- Supplied data:
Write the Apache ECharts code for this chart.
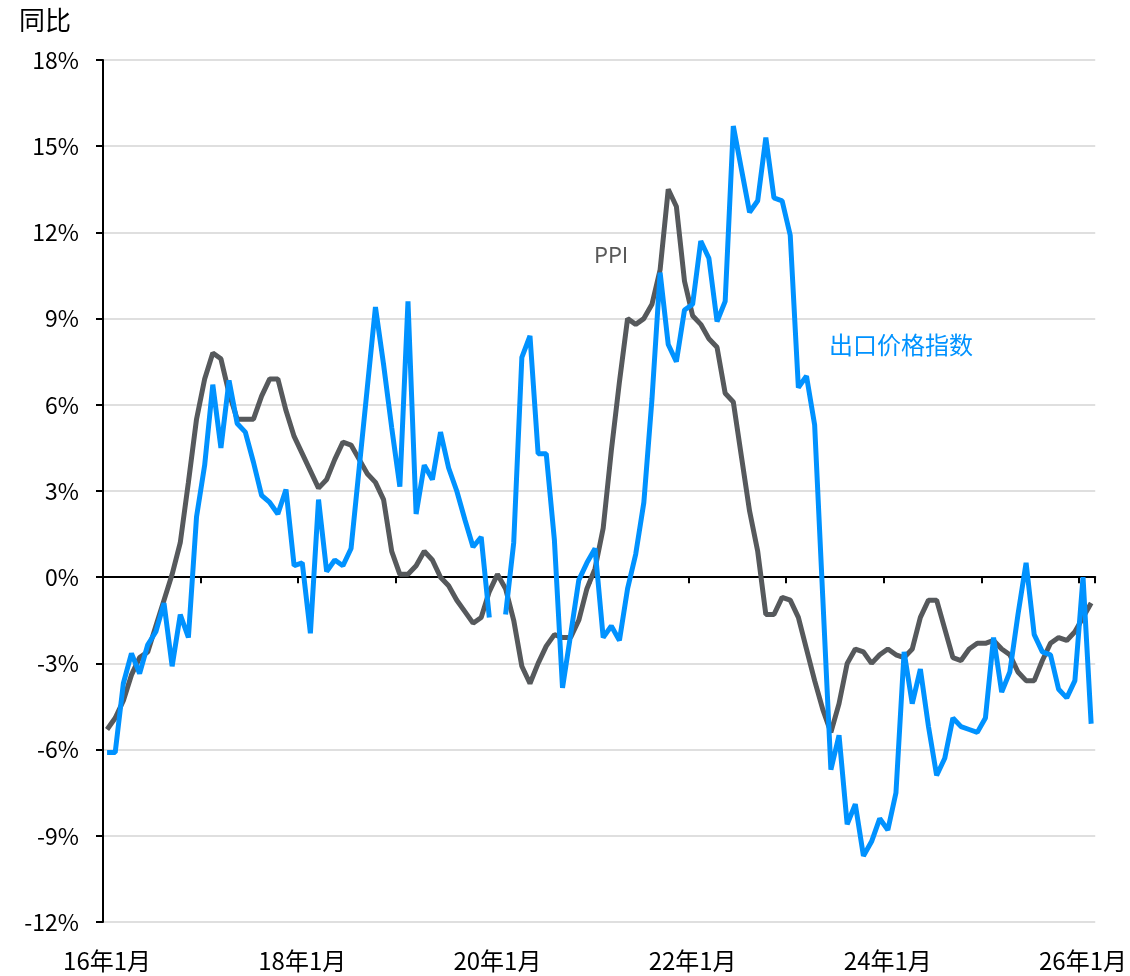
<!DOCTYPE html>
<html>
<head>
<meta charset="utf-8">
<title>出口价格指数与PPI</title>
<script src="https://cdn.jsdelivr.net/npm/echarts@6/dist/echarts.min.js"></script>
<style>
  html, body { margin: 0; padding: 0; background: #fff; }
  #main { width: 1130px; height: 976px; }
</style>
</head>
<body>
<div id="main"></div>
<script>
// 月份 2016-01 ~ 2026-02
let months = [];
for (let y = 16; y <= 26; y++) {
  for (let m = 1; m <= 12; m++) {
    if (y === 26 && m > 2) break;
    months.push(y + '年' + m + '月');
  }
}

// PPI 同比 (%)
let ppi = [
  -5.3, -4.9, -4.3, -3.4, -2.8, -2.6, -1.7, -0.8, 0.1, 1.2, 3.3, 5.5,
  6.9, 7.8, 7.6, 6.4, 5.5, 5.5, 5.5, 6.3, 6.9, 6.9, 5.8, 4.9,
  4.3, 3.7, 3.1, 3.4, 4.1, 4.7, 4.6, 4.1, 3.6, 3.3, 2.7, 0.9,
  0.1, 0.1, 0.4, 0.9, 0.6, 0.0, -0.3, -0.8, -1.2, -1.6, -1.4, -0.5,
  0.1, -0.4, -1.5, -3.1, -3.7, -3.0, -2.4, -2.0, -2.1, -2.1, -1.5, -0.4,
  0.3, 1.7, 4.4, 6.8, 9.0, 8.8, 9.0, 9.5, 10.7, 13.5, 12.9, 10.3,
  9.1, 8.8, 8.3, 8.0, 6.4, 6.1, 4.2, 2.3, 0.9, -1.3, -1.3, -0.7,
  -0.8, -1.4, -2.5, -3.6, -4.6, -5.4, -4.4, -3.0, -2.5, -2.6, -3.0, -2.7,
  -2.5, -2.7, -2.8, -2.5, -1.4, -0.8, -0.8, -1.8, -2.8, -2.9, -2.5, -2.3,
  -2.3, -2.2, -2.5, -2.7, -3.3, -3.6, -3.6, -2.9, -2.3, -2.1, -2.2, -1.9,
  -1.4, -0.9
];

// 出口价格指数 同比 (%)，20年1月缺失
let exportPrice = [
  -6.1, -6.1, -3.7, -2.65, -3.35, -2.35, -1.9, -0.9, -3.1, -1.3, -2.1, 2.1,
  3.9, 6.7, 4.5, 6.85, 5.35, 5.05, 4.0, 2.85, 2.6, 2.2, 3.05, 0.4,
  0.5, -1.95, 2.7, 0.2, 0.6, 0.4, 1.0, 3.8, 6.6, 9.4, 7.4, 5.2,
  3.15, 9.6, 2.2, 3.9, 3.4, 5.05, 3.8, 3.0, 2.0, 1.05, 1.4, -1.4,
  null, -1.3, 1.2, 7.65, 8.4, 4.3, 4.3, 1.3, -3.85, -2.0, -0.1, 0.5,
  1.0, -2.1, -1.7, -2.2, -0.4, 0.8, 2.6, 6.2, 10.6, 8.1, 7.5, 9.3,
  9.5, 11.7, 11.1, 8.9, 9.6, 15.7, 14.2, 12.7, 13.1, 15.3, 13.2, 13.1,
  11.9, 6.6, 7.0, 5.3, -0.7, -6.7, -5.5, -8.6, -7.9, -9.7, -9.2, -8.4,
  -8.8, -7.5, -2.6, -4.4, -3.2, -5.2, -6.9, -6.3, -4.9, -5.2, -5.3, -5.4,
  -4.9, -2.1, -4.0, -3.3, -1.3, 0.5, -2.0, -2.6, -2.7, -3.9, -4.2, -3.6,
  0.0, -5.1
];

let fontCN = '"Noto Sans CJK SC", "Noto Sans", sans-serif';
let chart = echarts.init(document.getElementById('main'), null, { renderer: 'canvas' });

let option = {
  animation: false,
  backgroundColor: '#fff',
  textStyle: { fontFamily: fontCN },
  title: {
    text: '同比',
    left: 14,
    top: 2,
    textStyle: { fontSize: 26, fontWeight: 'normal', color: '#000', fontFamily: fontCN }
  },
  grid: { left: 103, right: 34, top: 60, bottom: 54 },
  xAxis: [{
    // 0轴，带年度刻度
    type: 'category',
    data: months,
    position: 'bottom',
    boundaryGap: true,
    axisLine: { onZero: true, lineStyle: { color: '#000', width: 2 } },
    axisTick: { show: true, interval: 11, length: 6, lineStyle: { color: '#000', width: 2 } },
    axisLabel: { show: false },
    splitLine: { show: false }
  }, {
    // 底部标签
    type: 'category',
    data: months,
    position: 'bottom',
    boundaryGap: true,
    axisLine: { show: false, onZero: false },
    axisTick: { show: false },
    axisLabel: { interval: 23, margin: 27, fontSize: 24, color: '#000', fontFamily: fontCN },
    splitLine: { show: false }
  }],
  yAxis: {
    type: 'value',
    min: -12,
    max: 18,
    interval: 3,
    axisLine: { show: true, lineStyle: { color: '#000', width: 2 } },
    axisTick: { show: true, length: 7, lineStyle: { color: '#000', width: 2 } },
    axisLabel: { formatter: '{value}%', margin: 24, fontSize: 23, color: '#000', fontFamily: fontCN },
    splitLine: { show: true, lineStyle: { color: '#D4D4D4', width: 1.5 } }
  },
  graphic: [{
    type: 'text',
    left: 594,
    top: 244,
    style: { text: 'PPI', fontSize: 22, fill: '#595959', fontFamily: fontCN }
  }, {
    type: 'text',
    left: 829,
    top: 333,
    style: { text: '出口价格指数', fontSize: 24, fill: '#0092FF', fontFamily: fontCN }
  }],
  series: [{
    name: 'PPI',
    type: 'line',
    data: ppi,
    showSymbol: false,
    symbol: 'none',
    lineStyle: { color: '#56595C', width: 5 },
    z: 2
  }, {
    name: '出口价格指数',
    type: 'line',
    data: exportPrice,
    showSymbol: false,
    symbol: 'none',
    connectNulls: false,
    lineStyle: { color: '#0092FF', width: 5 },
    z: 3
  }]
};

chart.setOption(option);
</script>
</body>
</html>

- Given request:
Skip the pictures, then retype every line above exactly.

- Reply to the task:
Write the Apache ECharts code for this chart.
<!DOCTYPE html>
<html>
<head>
<meta charset="utf-8">
<title>出口价格指数与PPI</title>
<script src="https://cdn.jsdelivr.net/npm/echarts@6/dist/echarts.min.js"></script>
<style>
  html, body { margin: 0; padding: 0; background: #fff; }
  #main { width: 1130px; height: 976px; }
</style>
</head>
<body>
<div id="main"></div>
<script>
// 月份 2016-01 ~ 2026-02
let months = [];
for (let y = 16; y <= 26; y++) {
  for (let m = 1; m <= 12; m++) {
    if (y === 26 && m > 2) break;
    months.push(y + '年' + m + '月');
  }
}

// PPI 同比 (%)
let ppi = [
  -5.3, -4.9, -4.3, -3.4, -2.8, -2.6, -1.7, -0.8, 0.1, 1.2, 3.3, 5.5,
  6.9, 7.8, 7.6, 6.4, 5.5, 5.5, 5.5, 6.3, 6.9, 6.9, 5.8, 4.9,
  4.3, 3.7, 3.1, 3.4, 4.1, 4.7, 4.6, 4.1, 3.6, 3.3, 2.7, 0.9,
  0.1, 0.1, 0.4, 0.9, 0.6, 0.0, -0.3, -0.8, -1.2, -1.6, -1.4, -0.5,
  0.1, -0.4, -1.5, -3.1, -3.7, -3.0, -2.4, -2.0, -2.1, -2.1, -1.5, -0.4,
  0.3, 1.7, 4.4, 6.8, 9.0, 8.8, 9.0, 9.5, 10.7, 13.5, 12.9, 10.3,
  9.1, 8.8, 8.3, 8.0, 6.4, 6.1, 4.2, 2.3, 0.9, -1.3, -1.3, -0.7,
  -0.8, -1.4, -2.5, -3.6, -4.6, -5.4, -4.4, -3.0, -2.5, -2.6, -3.0, -2.7,
  -2.5, -2.7, -2.8, -2.5, -1.4, -0.8, -0.8, -1.8, -2.8, -2.9, -2.5, -2.3,
  -2.3, -2.2, -2.5, -2.7, -3.3, -3.6, -3.6, -2.9, -2.3, -2.1, -2.2, -1.9,
  -1.4, -0.9
];

// 出口价格指数 同比 (%)，20年1月缺失
let exportPrice = [
  -6.1, -6.1, -3.7, -2.65, -3.35, -2.35, -1.9, -0.9, -3.1, -1.3, -2.1, 2.1,
  3.9, 6.7, 4.5, 6.85, 5.35, 5.05, 4.0, 2.85, 2.6, 2.2, 3.05, 0.4,
  0.5, -1.95, 2.7, 0.2, 0.6, 0.4, 1.0, 3.8, 6.6, 9.4, 7.4, 5.2,
  3.15, 9.6, 2.2, 3.9, 3.4, 5.05, 3.8, 3.0, 2.0, 1.05, 1.4, -1.4,
  null, -1.3, 1.2, 7.65, 8.4, 4.3, 4.3, 1.3, -3.85, -2.0, -0.1, 0.5,
  1.0, -2.1, -1.7, -2.2, -0.4, 0.8, 2.6, 6.2, 10.6, 8.1, 7.5, 9.3,
  9.5, 11.7, 11.1, 8.9, 9.6, 15.7, 14.2, 12.7, 13.1, 15.3, 13.2, 13.1,
  11.9, 6.6, 7.0, 5.3, -0.7, -6.7, -5.5, -8.6, -7.9, -9.7, -9.2, -8.4,
  -8.8, -7.5, -2.6, -4.4, -3.2, -5.2, -6.9, -6.3, -4.9, -5.2, -5.3, -5.4,
  -4.9, -2.1, -4.0, -3.3, -1.3, 0.5, -2.0, -2.6, -2.7, -3.9, -4.2, -3.6,
  0.0, -5.1
];

let fontCN = '"Noto Sans CJK SC", "Noto Sans", sans-serif';
let chart = echarts.init(document.getElementById('main'), null, { renderer: 'canvas' });

let option = {
  animation: false,
  backgroundColor: '#fff',
  textStyle: { fontFamily: fontCN },
  title: {
    text: '同比',
    left: 14,
    top: 2,
    textStyle: { fontSize: 26, fontWeight: 'normal', color: '#000', fontFamily: fontCN }
  },
  grid: { left: 103, right: 34, top: 60, bottom: 54 },
  xAxis: [{
    // 0轴，带年度刻度
    type: 'category',
    data: months,
    position: 'bottom',
    boundaryGap: true,
    axisLine: { onZero: true, lineStyle: { color: '#000', width: 2 } },
    axisTick: { show: true, interval: 11, length: 6, lineStyle: { color: '#000', width: 2 } },
    axisLabel: { show: false },
    splitLine: { show: false }
  }, {
    // 底部标签
    type: 'category',
    data: months,
    position: 'bottom',
    boundaryGap: true,
    axisLine: { show: false, onZero: false },
    axisTick: { show: false },
    axisLabel: { interval: 23, margin: 27, fontSize: 24, color: '#000', fontFamily: fontCN },
    splitLine: { show: false }
  }],
  yAxis: {
    type: 'value',
    min: -12,
    max: 18,
    interval: 3,
    axisLine: { show: true, lineStyle: { color: '#000', width: 2 } },
    axisTick: { show: true, length: 7, lineStyle: { color: '#000', width: 2 } },
    axisLabel: { formatter: '{value}%', margin: 24, fontSize: 23, color: '#000', fontFamily: fontCN },
    splitLine: { show: true, lineStyle: { color: '#D4D4D4', width: 1.5 } }
  },
  graphic: [{
    type: 'text',
    left: 594,
    top: 244,
    style: { text: 'PPI', fontSize: 22, fill: '#595959', fontFamily: fontCN }
  }, {
    type: 'text',
    left: 829,
    top: 333,
    style: { text: '出口价格指数', fontSize: 24, fill: '#0092FF', fontFamily: fontCN }
  }],
  series: [{
    name: 'PPI',
    type: 'line',
    data: ppi,
    showSymbol: false,
    symbol: 'none',
    lineStyle: { color: '#56595C', width: 5 },
    z: 2
  }, {
    name: '出口价格指数',
    type: 'line',
    data: exportPrice,
    showSymbol: false,
    symbol: 'none',
    connectNulls: false,
    lineStyle: { color: '#0092FF', width: 5 },
    z: 3
  }]
};

chart.setOption(option);
</script>
</body>
</html>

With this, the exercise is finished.